Understand that the conditions impact the reloading process. From wet fingers on a rainy day, to dust-turned-mud in the magazine tube thanks to high humidity, you must prepare for everything.

“There are things that happen,” Garcia said. “Let’s say I’m shooting in Texas. It’s windy. It’s blowing hard. You have red clay. It’s in the South. Some clouds roll in and you get some rain. You’re dropping the gun in the dump bucket. Dust in the air gets in your magazine tube. Now you have water and mud. Whenever I’m shooting in those conditions, between each stage, I take the magazine tube spring out and make sure there is no dust, dirt or debris. I’ve found mud in there many times.”


Just as quad loading wasn’t always around, something else will eventually rise to replace it. Or someone will learn to enhance it even more. That’s why it’s so important to keep your eyes open. Learn from other shooters. Understand how they operate and adapt your technique accordingly.
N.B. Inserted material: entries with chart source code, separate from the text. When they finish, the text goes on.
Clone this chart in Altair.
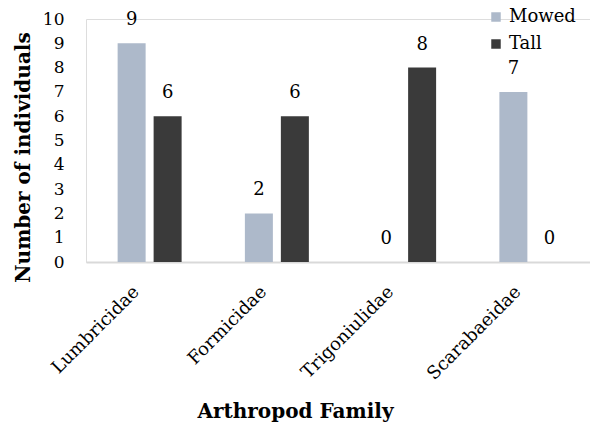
import altair as alt
import pandas as pd

families = ["Lumbricidae", "Formicidae", "Trigoniulidae", "Scarabaeidae"]
mowed = [9, 2, 0, 7]
tall = [6, 6, 8, 0]
groups = ["Mowed", "Tall"]
colors = ["#adb9ca", "#3a3a3a"]
y_ticks = [0, 1, 2, 3, 4, 5, 6, 7, 8, 9, 10]

rows = []
for i, f in enumerate(families):
    rows.append({"family": f, "group": "Mowed", "count": mowed[i]})
    rows.append({"family": f, "group": "Tall", "count": tall[i]})
df = pd.DataFrame(rows)

FONT = "DejaVu Serif"

x = alt.X("family:N", sort=families, title="Arthropod Family",
          scale=alt.Scale(paddingInner=0, paddingOuter=0, range=[0, 509]),
          axis=alt.Axis(labelAngle=-45, labelAlign="right", labelBaseline="middle",
                        labelPadding=27, labelOffset=-13, ticks=False,
                        domainColor="#d9d9d9", domainWidth=2,
                        labelFont=FONT, labelFontSize=18, labelColor="#000000",
                        titleFont=FONT, titleFontSize=20, titleFontWeight="bold",
                        titleColor="#000000", titleX=209, titleY=149,
                        titleBaseline="middle", titleAlign="center"))
xo = alt.XOffset("group:N", sort=groups,
                 scale=alt.Scale(paddingInner=0.222, paddingOuter=0.879))
y = alt.Y("count:Q", title="Number of individuals",
          scale=alt.Scale(domain=[0, 10], nice=False, zero=True),
          axis=alt.Axis(values=y_ticks, tickCount=11, grid=False, domain=False, ticks=False,
                        labelOverlap=False, labelBound=False,
                        labelPadding=22, labelFont=FONT, labelFontSize=17,
                        labelColor="#000000",
                        titleFont=FONT, titleFontSize=20, titleFontWeight="bold",
                        titleColor="#000000", titleX=-63, titleY=138,
                        titleBaseline="middle", titleAlign="center", titleAngle=-90))

base = alt.Chart(df)
bars = base.mark_bar(size=28).encode(
    x=x, xOffset=xo, y=y,
    color=alt.Color("group:N", sort=groups, title=None,
                    scale=alt.Scale(domain=groups, range=colors),
                    legend=alt.Legend(orient="none", legendX=401, legendY=-11,
                                      symbolType="square", symbolSize=90,
                                      labelFont=FONT, labelFontSize=18,
                                      labelColor="#000000", rowPadding=9,
                                      symbolStrokeWidth=0)))
labels = base.mark_text(font=FONT, fontSize=18, color="#000000",
                        baseline="middle", dy=-23).encode(
    x=x, xOffset=xo, y=y, text="count:Q")

chart = (bars + labels).properties(
    width=504, height=243,
    autosize=alt.AutoSizeParams(type="none"),
    padding={"left": 86, "top": 19, "right": 0, "bottom": 163},
).configure_view(stroke=None).configure(background="white")

chart.save("out.html", embed_options={"renderer": "svg", "actions": False})
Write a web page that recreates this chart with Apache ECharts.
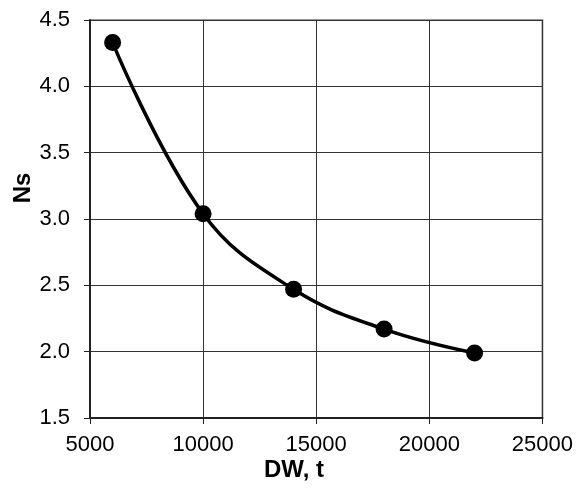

“When I teach classes, I always tell students, learn from my mistakes and experience, because I travel to a lot of different areas and matches,” Garcia said. “I’ve been to the Philippines, Canada and all over the country shooting. That kind of experience will help prepare you for things that can happen.”

Mastering the art of a safe, speedy shotgun reload isn’t easy. But it is achievable. Get that aspect of the game down, and you’re well on your way to becoming a championship-caliber competitive shooter.